Capacitive Touchscreen Specifications and Types

Capacitive touchscreen parameters

1. Report rate: If the report rate is too high, the CPU may not respond in time, causing lost points and broken lines when drawing.

2. Accuracy: Up to 99% accuracy.

3. Sensitivity: Detects forces under two ounces and can respond in under 3 ms.

4. Resolution: Related to the number of channels on the X and Y axes. More channels yield higher resolution and improved touch accuracy.

5. Report range: Typically should match the LCD resolution setting.

6. Linearity: Linearity defines how closely the device output follows an ideal straight line across the working area.

7. Noise immunity: Resistance to high temperature, electromagnetic fields, oil and water contamination, and electrostatic discharge.

8. Hardness and compression resistance: Hard, scratch-resistant glass (Mohs hardness around 7) that resists scratches and wear from sharp objects.

9. Power consumption.

10. Clarity: Poor glass quality can reduce optical clarity.

11. Report rate: The number of times per second the touch point information is reported to the host.

Capacitive touchscreen types

Capacitive touchscreens are divided into surface capacitive and projected capacitive types.

Surface capacitive touchscreen

Surface capacitive touchscreens are common. Their operating principle is simple, the circuit design is straightforward, and they are relatively low cost, but they are difficult to implement for multi-touch.

Projected capacitive touchscreen

Projected capacitive touchscreens support multi-finger touch. Both types have high transparency, fast response, and long life. A drawback is that capacitance values change with temperature and humidity, which can reduce stability and cause drift that requires periodic recalibration. They also typically do not work with ordinary gloves.

Projected capacitive screens can be further classified as self-capacitance and mutual-capacitance. In a common mutual-capacitance implementation, the interior consists of drive electrodes and receive electrodes. The drive electrodes emit a low-voltage, high-frequency signal that is projected to the receive electrodes to form a stable current. When a human finger contacts the screen, an equivalent capacitance is formed between the finger and the sensor. The high-frequency signal can flow through this equivalent capacitance to ground, reducing the charge received at the receiver. The closer the finger is to a particular transmitter, the greater the reduction in received charge, and the touch point is determined based on the received current levels.

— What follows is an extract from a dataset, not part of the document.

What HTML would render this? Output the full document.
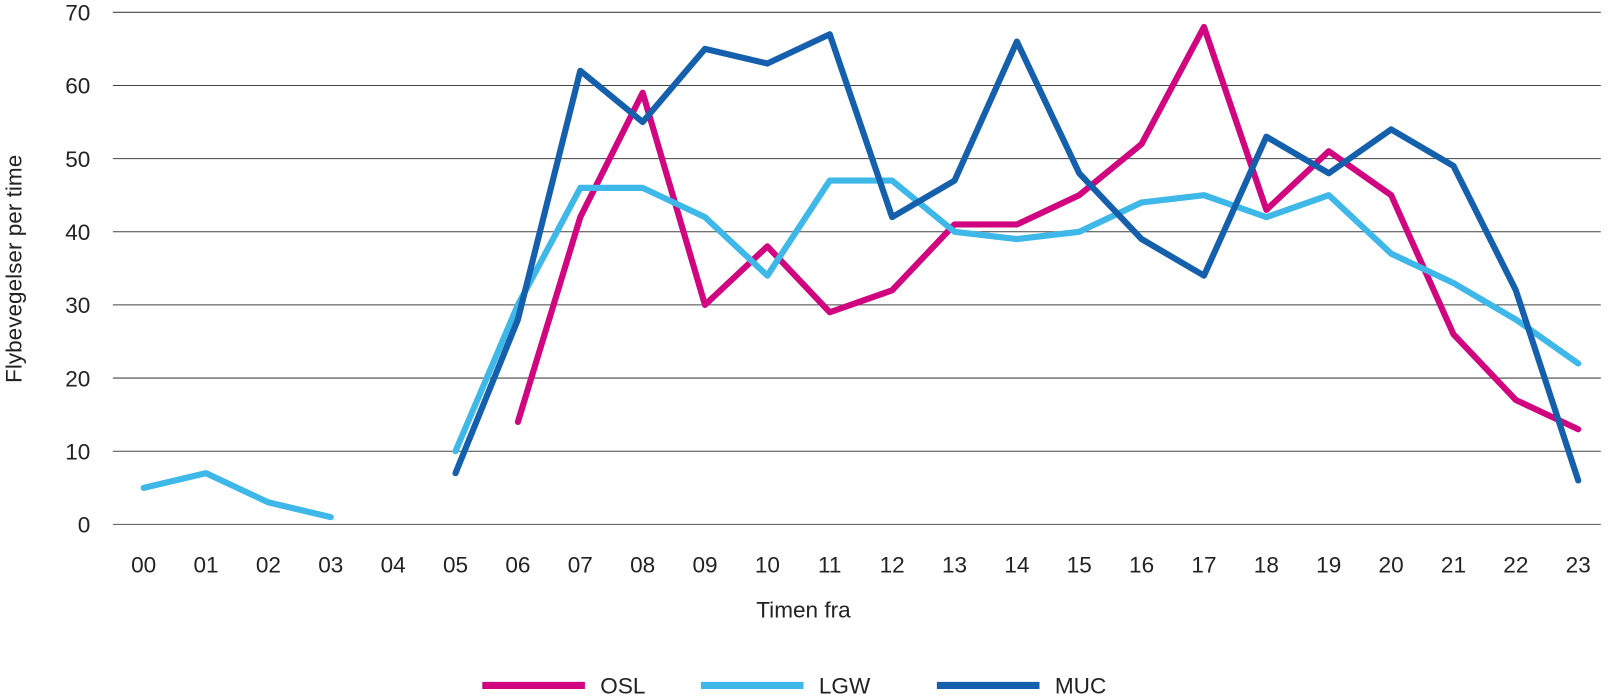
<!DOCTYPE html>
<html><head><meta charset="utf-8"><style>
html,body{margin:0;padding:0;background:#fff;}
svg{display:block;font-family:"Liberation Sans",sans-serif;}
</style></head><body>
<svg id="chart" width="1609" height="697"><g id="root" transform="scale(1.02615)"></g></svg>
<script>
const categories=["00","01","02","03","04","05","06","07","08","09","10","11","12","13","14","15","16","17","18","19","20","21","22","23"];
const yTicks=[0,10,20,30,40,50,60,70];
const oslValues=[null,null,null,null,null,null,14,42,59,30,38,29,32,41,41,45,52,68,43,51,45,26,17,13];
const lgwValues=[5,7,3,1,null,10,30,46,46,42,34,47,47,40,39,40,44,45,42,45,37,33,28,22];
const mucValues=[null,null,null,null,null,7,28,62,55,65,63,67,42,47,66,48,39,34,53,48,54,49,32,6];
const seriesNames=["OSL","LGW","MUC"];
const seriesColors=["#d1057f","#3db8e8","#1560ad"];
const NS="http://www.w3.org/2000/svg";
const svg=document.getElementById("root");
const x=i=>140+i*(1538-140)/23;
const y=v=>511-v*(511-12)/70;
function el(t,a,p){const e=document.createElementNS(NS,t);for(const k in a)e.setAttribute(k,a[k]);(p||svg).appendChild(e);return e;}
yTicks.forEach(t=>{
  const g=el("line",{x1:110,x2:1560,y1:y(t),y2:y(t),stroke:t===0?"#555":"#444","stroke-width":1});
  
  
  const tx=el("text",{x:88,y:y(t)+8,"text-anchor":"end","font-size":22,fill:"#222"});
  tx.textContent=t;
  
  
});
categories.forEach((c,i)=>{
  const tx=el("text",{x:x(i),y:558,"text-anchor":"middle","font-size":22,fill:"#222"});
  tx.textContent=c;
  
  
});
const xt=el("text",{x:783,y:602,"text-anchor":"middle","font-size":22,fill:"#222"});
xt.textContent="Timen fra";


const yt=el("text",{x:0,y:0,"text-anchor":"middle","font-size":22,fill:"#222",transform:"translate(21,262) rotate(-90)"});
yt.textContent="Flybevegelser per time";


[oslValues,lgwValues,mucValues].forEach((vals,s)=>{
  let d="",pen=false;
  vals.forEach((v,i)=>{
    if(v===null){pen=false;return;}
    d+=(pen?"L":"M")+x(i).toFixed(1)+","+y(v).toFixed(1)+" ";pen=true;
  });
  const p=el("path",{d:d,fill:"none",stroke:seriesColors[s],"stroke-width":6,"stroke-linejoin":"round","stroke-linecap":"round"});
  
  
});
const legX=[470,683,913];
seriesNames.forEach((n,s)=>{
  const l=el("line",{x1:legX[s],x2:legX[s]+100,y1:668,y2:668,stroke:seriesColors[s],"stroke-width":7});
  
  
  const t=el("text",{x:legX[s]+115,y:676,"font-size":22,fill:"#222"});
  t.textContent=n;
  
  
});
</script>
</body></html>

Considerations for capacitive touchscreens

Resistive touch panels detect touch when a flexible top layer is pressed down to contact a conductive layer beneath. Projected capacitive screens have no movable parts. Projected capacitive hardware typically includes a glass cover, X and Y sensing components, and an indium tin oxide (ITO) conductive layer on the glass substrate. Some sensor suppliers implement a single-layer sensor embedding X and Y traces and small bridge structures in one ITO layer. When a finger or other conductive object approaches the screen, a small capacitance forms between the sensor and the finger. Although this capacitance is small relative to the overall system, various techniques can measure it.

One technique uses a component set that rapidly changes the capacitance and measures discharge time through a bleed resistor. An all-glass touch surface provides a smooth tactile feel. Glass is favored by device manufacturers for its aesthetic and industrial design qualities and for providing a clean capacitive signal for measurement. Understanding the operating principles is important when designing a high-performance touchscreen.

Key parameters to evaluate

Accuracy: Defined as the maximum positioning error within a predefined touchscreen area, measured as the linear distance between the actual finger position and the reported position. Measurements are performed using an analog or mechanical finger placed at known positions on the panel and comparing the measured positions to the true positions. Accuracy is critical because users expect the system to locate the finger precisely. Resistive touchscreens are often criticized for low accuracy that can degrade over time. Capacitive touchscreens enable new applications such as virtual keyboards and pen-free handwriting recognition.

Finger spacing: Defined as the minimum distance on the screen between the center points of two fingers when the touchscreen controller reports two separate touches. To measure finger spacing, place two analog or mechanical fingers on the panel and slowly bring them closer until the system reports them as a single touch. Some suppliers report finger spacing edge-to-edge, while others report center-to-center. A 10 mm mechanical-finger spacing means that multiple touches are recognized when the distance between finger centers is 10 mm, subject to the controller specifications. Adequate finger-spacing capability is necessary to implement multi-touch solutions, and it is especially important for virtual keyboards where finger spacing is typically small.